Nie umiesz się bić? Odklep, odejdź. Wyciągasz kozika na pieści? Pizda jesteś i lamus, a Twoje miejsce jest 2 metry pod ziemią w kompostowni.
Że strażak, to nie napisali na kaoticu, ale chuj z nim tak czy siak. Każdy skurwiel, który podnosi kosę i daje między żebra, zasługuje na gar wrzącego oleju i wolne gotowanie.
Nie umiesz się bić? Odklep, odejdź. Wyciągasz kozika na pieści? Pizda jesteś i lamus, a Twoje miejsce jest 2 metry pod ziemią w kompostowni.
Dokładnie tak mordo, sztywniutkie zasady, a nie jakieś frajerskie zachowanie. Całe życie na oriencie z podniesioną gardą i jebać lamusów.
Elo, pozdro.
Sebastian
Kolego, piszę o sytuacji w której stajesz jeden na jeden, jak mężczyzna. Zdarzają się takie przypadki.

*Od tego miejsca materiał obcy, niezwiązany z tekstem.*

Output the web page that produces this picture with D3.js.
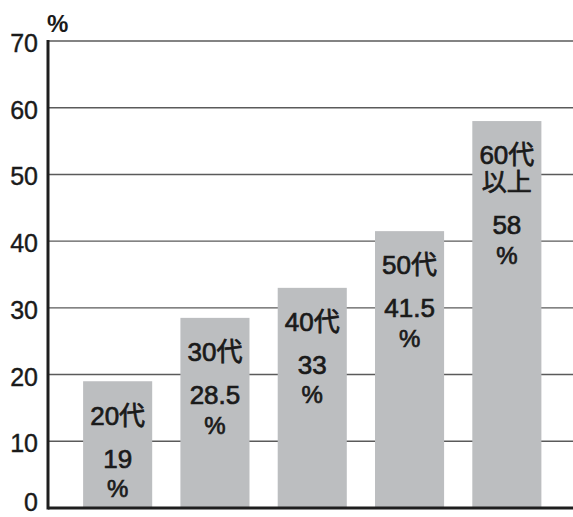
<!DOCTYPE html>
<html>
<head>
<meta charset="utf-8">
<script src="https://cdn.jsdelivr.net/npm/d3@7"></script>
<style>
  html, body { margin: 0; padding: 0; background: #fff; }
  svg { display: block; }
  text { font-family: "Liberation Sans", Arial, "Noto Sans CJK JP", sans-serif; fill: #1a1a1a; }
</style>
</head>
<body>
<svg id="chart" width="573" height="517"></svg>
<script>
// data
const categories = ["20代", "30代", "40代", "50代", "60代以上"];
const categoryLines = [["20代"], ["30代"], ["40代"], ["50代"], ["60代", "以上"]];
const values = [19, 28.5, 33, 41.5, 58];
const yTicks = [0, 10, 20, 30, 40, 50, 60, 70];
const unitLabel = "%";

const svg = d3.select("#chart");
const width = 573;

// scales
const y = d3.scaleLinear().domain([0, 70]).range([508, 41]);
const x = d3
  .scaleBand()
  .domain(categories)
  .range([69, 555.5])
  .paddingInner(0.29)
  .paddingOuter(0.145);

const axisX = 48;

// gridlines
svg
  .append("g")
  .selectAll("line")
  .data(yTicks.filter((d) => d > 0))
  .join("line")
  .attr("x1", axisX)
  .attr("x2", width)
  .attr("y1", (d) => y(d))
  .attr("y2", (d) => y(d))
  .attr("stroke", "#5a5a5a")
  .attr("stroke-width", 1.4);

// bars
svg
  .append("g")
  .selectAll("rect")
  .data(values)
  .join("rect")
  .attr("x", (d, i) => x(categories[i]))
  .attr("y", (d) => y(d))
  .attr("width", x.bandwidth())
  .attr("height", (d) => y(0) - y(d))
  .attr("fill", "#bcbec0");

// baseline + y axis line
svg
  .append("line")
  .attr("x1", axisX)
  .attr("x2", width)
  .attr("y1", y(0))
  .attr("y2", y(0))
  .attr("stroke", "#1e1e1e")
  .attr("stroke-width", 3);
svg
  .append("line")
  .attr("x1", axisX)
  .attr("x2", axisX)
  .attr("y1", y(70) - 1)
  .attr("y2", y(0) + 1.5)
  .attr("stroke", "#1e1e1e")
  .attr("stroke-width", 3);

// y tick labels (the 0 sits at the bottom edge, nudged up to stay inside)
svg
  .append("g")
  .selectAll("text")
  .data(yTicks)
  .join("text")
  .attr("x", 38)
  .attr("y", (d) => (d === 0 ? y(d) - 6 : y(d) + 2))
  .attr("dy", "0.36em")
  .attr("text-anchor", "end")
  .attr("font-size", 25)
  .attr("stroke", "#1a1a1a")
  .attr("stroke-width", 0.4)
  .text((d) => d);

// unit
svg
  .append("text")
  .attr("x", 47)
  .attr("y", 32)
  .attr("font-size", 24)
  .attr("font-weight", "bold")
  .text(unitLabel);

// labels inside bars
values.forEach((v, i) => {
  const cx = x(categories[i]) + x.bandwidth() / 2;
  const top = y(v);
  const g = svg
    .append("g")
    .attr("text-anchor", "middle")
    .attr("stroke", "#1a1a1a")
    .attr("stroke-width", 0.7);
  const lines = categoryLines[i];
  lines.forEach((t, j) => {
    g.append("text")
      .attr("x", cx)
      .attr("y", top + 34 + j * 27)
      .attr("dy", "0.36em")
      .attr("font-size", j === 0 ? 26 : 25)
      .text(t);
  });
  const vy = top + 34 + (lines.length - 1) * 27 + 43;
  g.append("text")
    .attr("x", cx)
    .attr("y", vy)
    .attr("dy", "0.36em")
    .attr("font-size", 26)
    .text(v);
  g.append("text")
    .attr("x", cx)
    .attr("y", vy + 30)
    .attr("dy", "0.36em")
    .attr("font-size", 24)
    .text("%");
});
</script>
</body>
</html>
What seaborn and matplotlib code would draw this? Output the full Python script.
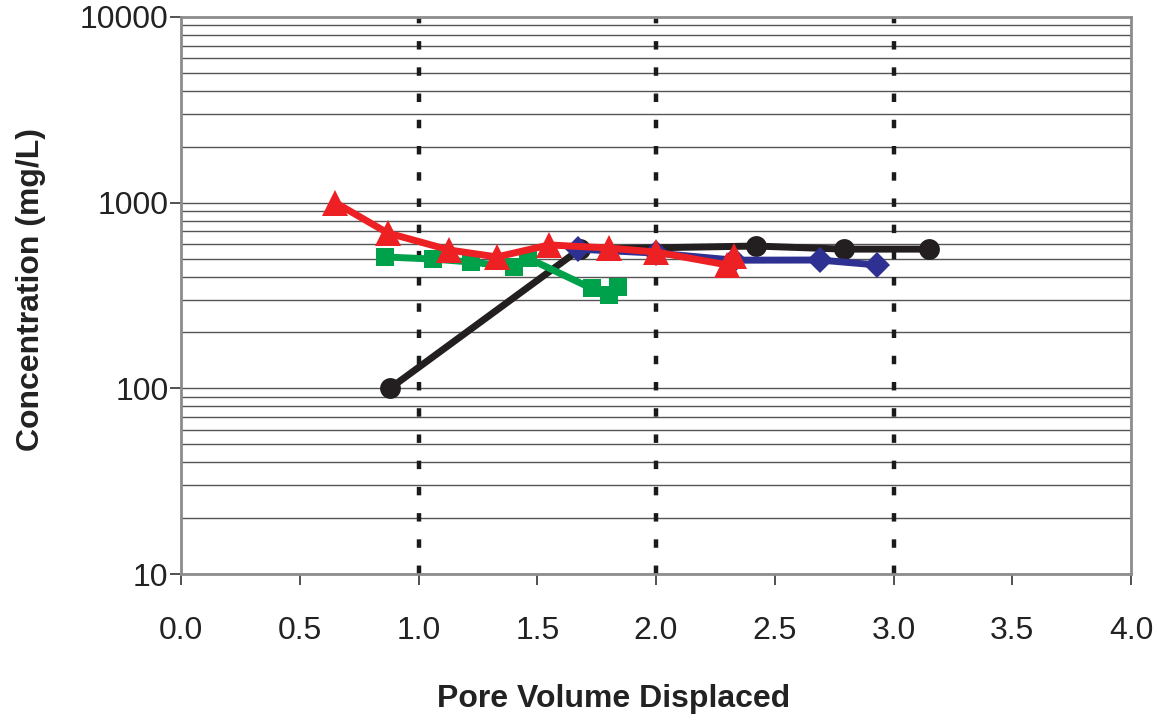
import numpy as np
import pandas as pd
import matplotlib
matplotlib.use("Agg")
import matplotlib.pyplot as plt
import matplotlib.ticker as mticker
import seaborn as sns

# Pore volume displaced vs. effluent concentration for four column runs
black_x = [0.88, 1.68, 2.42, 2.79, 3.15]
black_y = [100, 562, 584, 562, 562]

green_x = [0.86, 1.06, 1.22, 1.40, 1.46, 1.73, 1.80, 1.84]
green_y = [510, 497, 479, 450, 503, 345, 320, 352]

blue_x = [1.67, 2.00, 2.33, 2.69, 2.93]
blue_y = [562, 535, 490, 491, 462]

red_x = [0.65, 0.87, 1.13, 1.33, 1.55, 1.80, 2.00, 2.30, 2.33]
red_y = [1000, 687, 556, 510, 592, 570, 542, 462, 515]

x_ticks = [0.0, 0.5, 1.0, 1.5, 2.0, 2.5, 3.0, 3.5, 4.0]
y_ticks = [10, 100, 1000, 10000]
ref_lines = [1.0, 2.0, 3.0]

sns.set_theme(style="white")
plt.rcParams["font.family"] = ["Liberation Sans", "DejaVu Sans"]

fig = plt.figure(figsize=(11.64, 7.2), dpi=100)
ax = fig.add_axes([181 / 1164, 146 / 720, 950 / 1164, 557 / 720])

ax.set_yscale("log")
ax.set_xlim(0, 4)
ax.set_ylim(10, 10000)

# horizontal grid at every minor decade value
grid_vals = [m * 10 ** e for e in range(1, 4) for m in range(1, 10)]
for v in grid_vals:
    ax.axhline(v, color="#555555", lw=1.0, zorder=1)

for xv in ref_lines:
    ax.axvline(xv, color="#1a1a1a", lw=3.2, linestyle=(0, (1.9, 4.0)), zorder=2)

series = [
    (black_x, black_y, "#231F20", "o", 15, 3),
    (green_x, green_y, "#00A14B", "s", 12.5, 4),
    (blue_x, blue_y, "#2E3192", "D", 13, 5),
    (red_x, red_y, "#ED2024", "^", 19, 6),
]
for xs, ys, col, mk, ms, z in series:
    df = pd.DataFrame({"pv": xs, "conc": ys})
    sns.lineplot(data=df, x="pv", y="conc", ax=ax, color=col, lw=5.0,
                 marker=mk, markersize=ms, markeredgewidth=0,
                 estimator=None, sort=False, zorder=z)

ax.set_xticks(x_ticks)
ax.set_xticklabels([f"{t:.1f}" for t in x_ticks])
ax.yaxis.set_major_locator(mticker.FixedLocator(y_ticks))
ax.yaxis.set_major_formatter(mticker.FixedFormatter([str(t) for t in y_ticks]))
ax.yaxis.set_minor_locator(mticker.NullLocator())

ax.tick_params(axis="both", which="major", direction="out", length=8,
               width=1.2, color="#333333", labelsize=23, labelcolor="#222222",
               bottom=True, left=True)
ax.tick_params(axis="x", pad=22)
ax.tick_params(axis="y", pad=1)

for sp in ax.spines.values():
    sp.set_visible(True)
    sp.set_color("#8c8c8c")
    sp.set_linewidth(2.0)
    sp.set_zorder(7)

ax.set_xlabel("Pore Volume Displaced", fontsize=23, fontweight="bold",
              color="#222222")
ax.xaxis.set_label_coords(0.455, -0.197)
ax.set_ylabel("Concentration (mg/L)", fontsize=23, fontweight="bold",
              color="#222222")
ax.yaxis.set_label_coords(-0.142, 0.51)
ax.grid(False)

fig.savefig("out.png", dpi=100, facecolor="white")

Mam 31 lat, wychowywałem się w centrum Łodzi (włókienka i te sprawy) i tam były proste zasady solówek. Mógł mieć przeciwnik i 50 kompanów za sobą, ale prał się z Tobą jeden i tyle. Nie było mowy o kosach, kastetach czy klamkach. Jeśli nie chciałeś się bić, to mówiłeś wprost "pasuję" i chuj. Na dzielni nikt Ci za to nie robił świni, nie wyzywał od pizd. A jakbyś dostał do odcięcia, to nikt by Ci po łbie nie skakał, to nie murzynowo.
A teraz sobie wyobraź, że stajesz jeden na jeden, dopierdalasz mu do farby, a gość wyciąga kosę i Cię nią częstuje. Uczciwie? No kurwa NIE!! Za wyciągnięcie kosy dostałbyś wpierdol od swoich, boś frajer i ciota. Takie były kiedyś zasady. Rozumiesz o co mi chodzi?
Ta, rozumiem Sebastianie. Uga buga.
Myślisz że ja się wczoraj urodziłem i że jak powiesz dresikowi że się nie chcesz bić to cię nie będzie bić, że jak cię napadnie grupa to tylko jeden będzie cię bił, idź takie bzdury wkręcaj babci.